MS TUCKER (3.54): I am pleased to rise in support of this matter of public importance. It is important for us to get on the record in this place our views about the tent embassy. That people allow themselves to be so offended or disturbed by a few people living in a camp site rather than in an expensive resource-intensive, middle-class house is a tremendous insight into the self-centredness of some comfortable Australians.
The real issues that face Australia in regard to indigenous people are significant. They are about who participates in this society, how people are valued, how we all ought to be proud of our identities. Aboriginal and Torres Strait Islander people are enormously underemployed, face significant health issues, have noticeably lower life expectancy, have substantially higher imprisonment rates and in some communities have well-recognised problems of violence and substance abuse. There is still racism in this country towards Aboriginal and Torres Strait Islander people. This is not a function of Aboriginality.
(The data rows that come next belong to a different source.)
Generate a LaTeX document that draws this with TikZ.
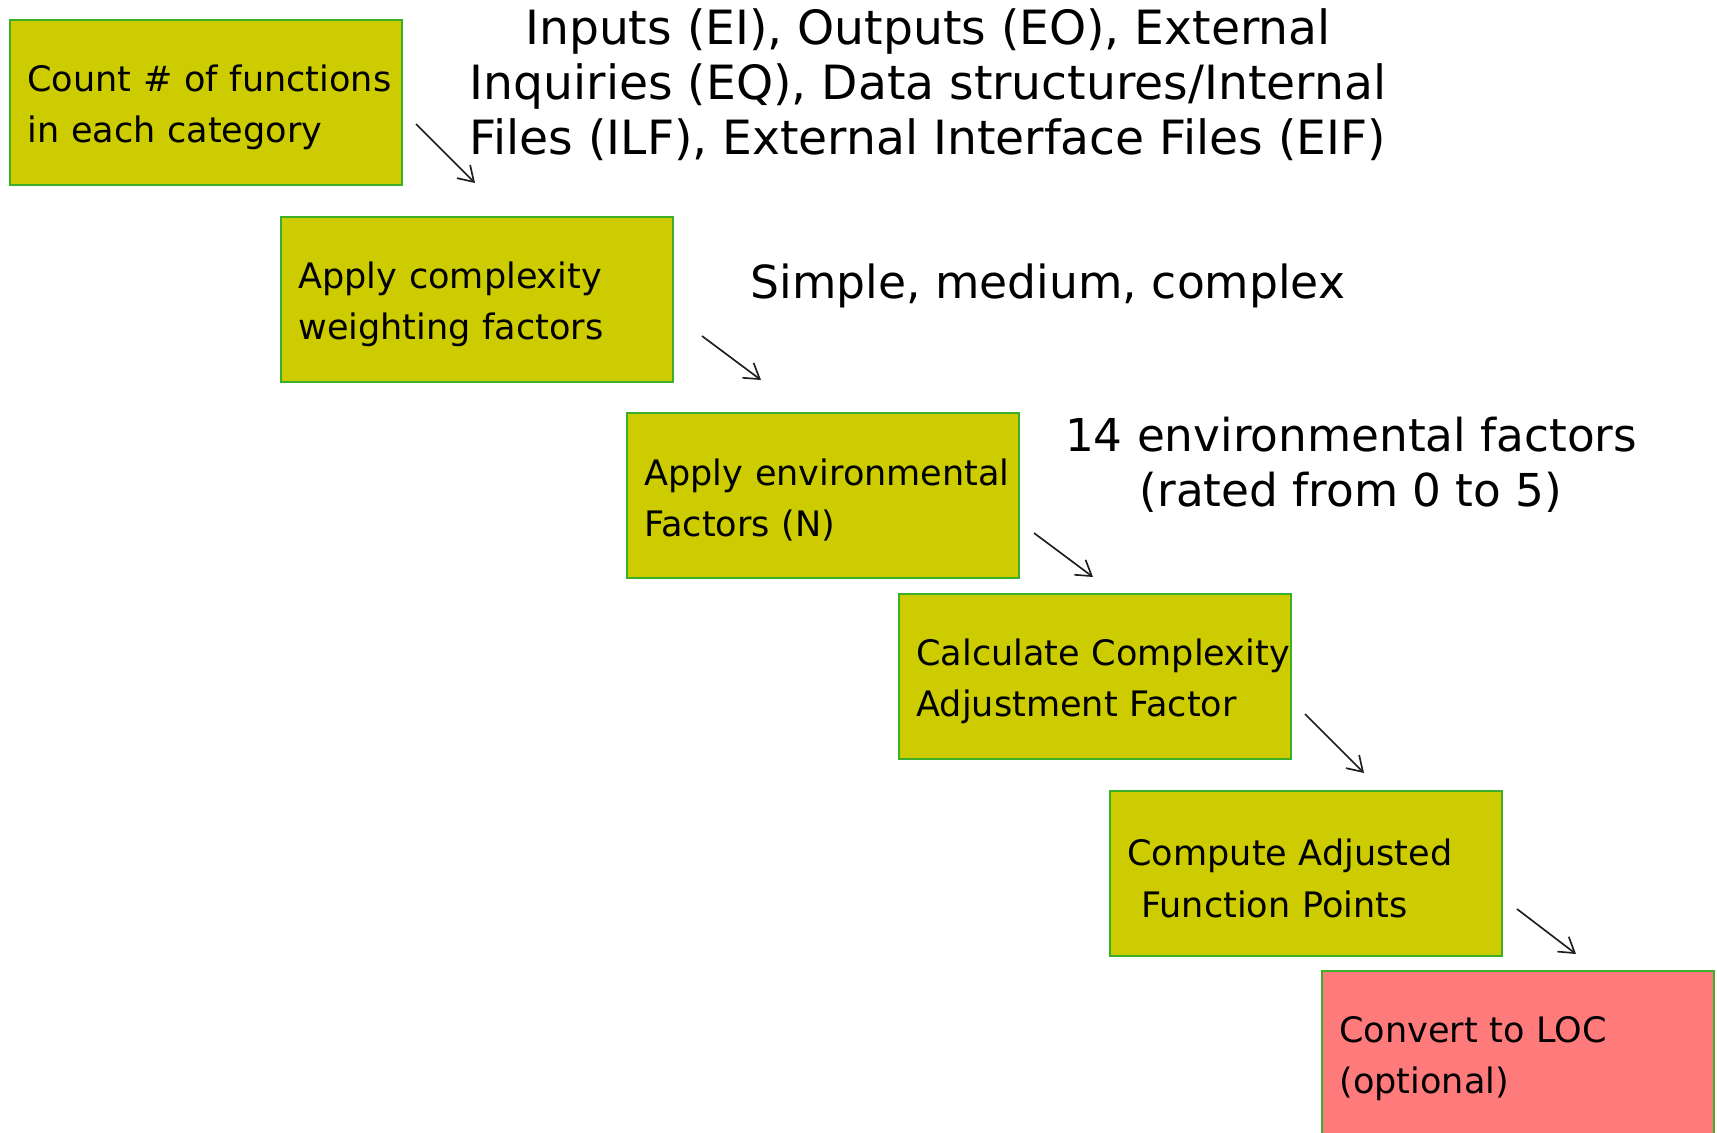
\documentclass[tikz,border=0pt]{standalone}
\usepackage{fontspec}
\setmainfont{DejaVu Sans}
\usetikzlibrary{arrows.meta}
\definecolor{stepfill}{RGB}{204,204,0}
\definecolor{lastfill}{RGB}{255,122,122}
\definecolor{stepedge}{RGB}{60,175,40}
\definecolor{arrowgray}{RGB}{30,30,30}
\begin{document}
\begin{tikzpicture}[x=0.75pt,y=-0.75pt,
  stepbox/.style={draw=stepedge, line width=1.6pt, fill=stepfill, anchor=north west,
    minimum width=294pt, minimum height=123.75pt, inner xsep=0pt, inner ysep=0pt,
    text width=294pt, align=left, font=\fontsize{26.3}{38.6}\selectfont,
    execute at begin node={\leftskip=13pt\rightskip=-30pt plus 1fil\hyphenpenalty=10000\rule{0pt}{27pt}}},
  lastbox/.style={stepbox, fill=lastfill},
  note/.style={align=center, font=\fontsize{34.2}{41.25}\selectfont},
  flow/.style={draw=arrowgray, line width=1.25pt, -{Straight Barb[length=11pt,width=14pt]}}]
\useasboundingbox (0,0) rectangle (1717,1132);
% process steps
\node[stepbox] (count) at (9,19) {Count \# of functions\\in each category};
\node[stepbox] (weight) at (280,216) {Apply complexity\\weighting factors};
\node[stepbox] (env) at (626,412) {Apply environmental\\Factors (N)};
\node[stepbox] (caf) at (898,593) {Calculate Complexity\\Adjustment Factor};
\node[stepbox] (afp) at (1109,790) {Compute Adjusted\\\hspace*{0.4em}Function Points};
\node[lastbox] (loc) at (1321,970) {Convert to LOC\\(optional)};
% annotations
\node[note, font=\fontsize{35.4}{41.25}\selectfont] (cats) at (928,85) {Inputs (EI), Outputs (EO), External\\Inquiries (EQ), Data structures/Internal\\Files (ILF), External Interface Files (EIF)};
\node[note] (levels) at (1048,286) {Simple, medium, complex};
\node[note, font=\fontsize{34}{41.25}\selectfont] (factors) at (1351,465) {14 environmental factors\\(rated from 0 to 5)};
% arrow end points
\coordinate (a1s) at (416,124); \coordinate (a1e) at (475,183);
\coordinate (a2s) at (702,336); \coordinate (a2e) at (761,380);
\coordinate (a3s) at (1034,533); \coordinate (a3e) at (1093,577);
\coordinate (a4s) at (1305,714); \coordinate (a4e) at (1364,773);
\coordinate (a5s) at (1517,909); \coordinate (a5e) at (1576,954);
\draw[flow] (a1s) -- (a1e);
\draw[flow] (a2s) -- (a2e);
\draw[flow] (a3s) -- (a3e);
\draw[flow] (a4s) -- (a4e);
\draw[flow] (a5s) -- (a5e);
\end{tikzpicture}
\end{document}
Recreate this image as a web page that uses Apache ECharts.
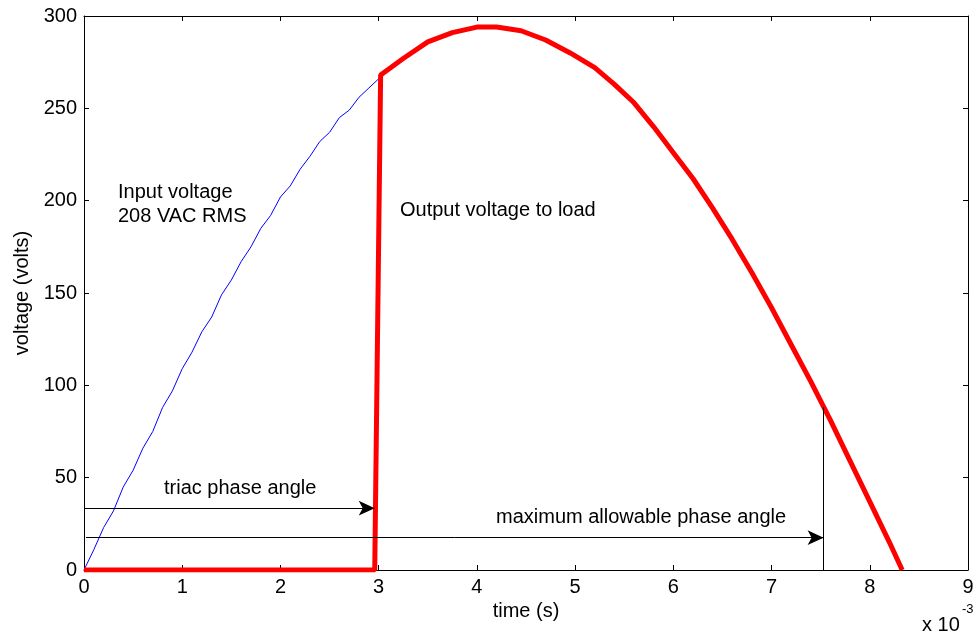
<!DOCTYPE html>
<html>
<head>
<meta charset="utf-8">
<script src="https://cdn.jsdelivr.net/npm/echarts@6/dist/echarts.min.js"></script>
<style>
html, body { margin: 0; padding: 0; background: #fff; }
#main { width: 980px; height: 632px; }
</style>
</head>
<body>
<div id="main"></div>
<script>
// time in ms (axis shows x 10^-3 s), voltage in volts
var inputTime = [0, 0.1, 0.2, 0.3, 0.4, 0.5, 0.6, 0.7, 0.8, 0.9, 1.0, 1.1, 1.2, 1.3, 1.4, 1.5,
    1.6, 1.7, 1.8, 1.9, 2.0, 2.1, 2.2, 2.3, 2.4, 2.5, 2.6, 2.7, 2.8, 2.9, 3.02];
var inputVolts = [0, 11, 23, 32, 45, 54, 66, 75, 88, 97, 109, 118, 129, 137, 149, 157,
    167, 175, 185, 192, 202, 208, 217, 224, 232, 237, 245, 249, 256, 261, 267];

var outputTime = [0, 2.96, 3.02, 3.25, 3.5, 3.75, 4.0, 4.2, 4.45, 4.7, 4.95, 5.2, 5.4, 5.6,
    5.8, 6.0, 6.2, 6.4, 6.6, 6.8, 7.0, 7.2, 7.4, 7.6, 7.8, 8.0, 8.2, 8.33];
var outputVolts = [0, 0, 268, 277, 286, 291, 294, 294, 292, 287, 280, 272, 263, 253,
    240, 226, 212, 196, 179, 161, 142, 122, 102, 81, 59, 37, 15, 0];

var triacAngle = 2.96, triacArrowY = 33.5;
var maxAngle = 7.53, maxArrowY = 17.5, maxLineTop = 88;

function pairs(xs, ys) {
    return xs.map(function (x, i) { return [x, ys[i]]; });
}

var myChart = echarts.init(document.getElementById('main'));
var font = 'Liberation Sans, Arial, Helvetica, sans-serif';
var fs = 20;
var tick = { show: true, inside: true, length: 5, lineStyle: { color: '#000' } };
var axLine = { show: true, onZero: false, lineStyle: { color: '#000', width: 1 } };

function label(txt, x, y) {
    return { type: 'text', left: x, top: y, style: { text: txt, fontSize: fs, fontFamily: font, fill: '#000' } };
}

myChart.setOption({
    animation: false,
    grid: { left: 84, right: 12, top: 16, bottom: 62 },
    xAxis: [{
        type: 'value', min: 0, max: 9, interval: 1,
        name: 'time (s)', nameLocation: 'middle', nameGap: 30,
        nameTextStyle: { color: '#000', fontSize: fs, fontFamily: font },
        axisLine: axLine, axisTick: tick, splitLine: { show: false },
        axisLabel: { color: '#000', fontSize: fs, fontFamily: font, margin: 7 }
    }, {
        type: 'value', min: 0, max: 9, interval: 1, position: 'top',
        axisLine: axLine, axisTick: tick, splitLine: { show: false },
        axisLabel: { show: false }
    }],
    yAxis: [{
        type: 'value', min: 0, max: 300, interval: 50,
        name: 'voltage (volts)', nameLocation: 'middle', nameGap: 50,
        nameTextStyle: { color: '#000', fontSize: fs, fontFamily: font },
        axisLine: axLine, axisTick: tick, splitLine: { show: false },
        axisLabel: { color: '#000', fontSize: fs, fontFamily: font, margin: 7 }
    }, {
        type: 'value', min: 0, max: 300, interval: 50, position: 'right',
        axisLine: axLine, axisTick: tick, splitLine: { show: false },
        axisLabel: { show: false }
    }],
    series: [{
        type: 'line',
        data: pairs(inputTime, inputVolts),
        symbol: 'none',
        lineStyle: { color: '#0000ff', width: 1 },
        z: 2
    }, {
        type: 'line',
        data: pairs(outputTime, outputVolts),
        symbol: 'none',
        lineStyle: { color: '#ff0000', width: 5 },
        z: 3,
        markLine: {
            silent: true,
            animation: false,
            label: { show: false },
            lineStyle: { color: '#000', width: 1, type: 'solid' },
            symbol: ['none', 'arrow'],
            symbolSize: [11, 16],
            data: [
                [{ coord: [0, triacArrowY] }, { coord: [triacAngle, triacArrowY] }],
                [{ coord: [0.02, maxArrowY] }, { coord: [maxAngle, maxArrowY] }],
                [{ coord: [maxAngle, 0], symbol: 'none' }, { coord: [maxAngle, maxLineTop], symbol: 'none' }]
            ]
        }
    }],
    graphic: [
        label('Input voltage', 118, 182),
        label('208 VAC RMS', 118, 206),
        label('Output voltage to load', 400, 200),
        label('triac phase angle', 164, 478),
        label('maximum allowable phase angle', 496, 507),
        label('x 10', 922, 615),
        { type: 'text', left: 962, top: 603, style: { text: '-3', fontSize: 13, fontFamily: font, fill: '#000' } }
    ]
});
</script>
</body>
</html>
These inequities reflect the relationship between indigenous societies and the dominant culture of Australia. These are inequities that have grown up and been exaggerated by everything that has happened over the past 200 years-the violent destruction of Aboriginal societies, the forced attempted assimilation of Aboriginal children into white society and their persecution and exploitation in the process.
We are talking about sovereignty, about Aboriginal land across the nation, about how important the indigenous history and culture of the country are to the identity we all share as Australians. These are very big issues on all fronts.
In that context then, for the minister for territories to direct the NCA to cut the power to the tent embassy and to have the portable toilet removed is extraordinarily petty. It is mean-spirited. It is an echo of the white Australia that we hoped was a thing of the past-an intolerant white Australia that is only prepared the see world through its own rubric.
Mr Humphries thinks the tent embassy is not visually appealing. He thinks it is not a vital part of the landscape. While any Aboriginal people have a different view-and there are many from all over Australia who do-then that embassy should be allowed to stay there.
Julie Tongs, a local Aboriginal person from the Aboriginal health service Winnunga Nimmityjah has expressed to my office her distress at comments by Christopher Peters, executive director of the Chamber of Commerce and Industry calling for the removal of the embassy because it is too messy. Ms Tongs advised us that Winnunga Nimmityjah is itself a product of the embassy. In 1988, when the Queen visited Australia and a lot of Aboriginal people came to protest, three women, including the late Olive Brown, set up a health clinic at the embassy. "That is where our roots are," she said. "The embassy," she said, "is a national symbol for everybody, not a particular group of people but the whole nation." The embassy needs to remain because, as she said, "You never know when we might be back there. We can't take anything for granted." That is a very sorry statement but a true one.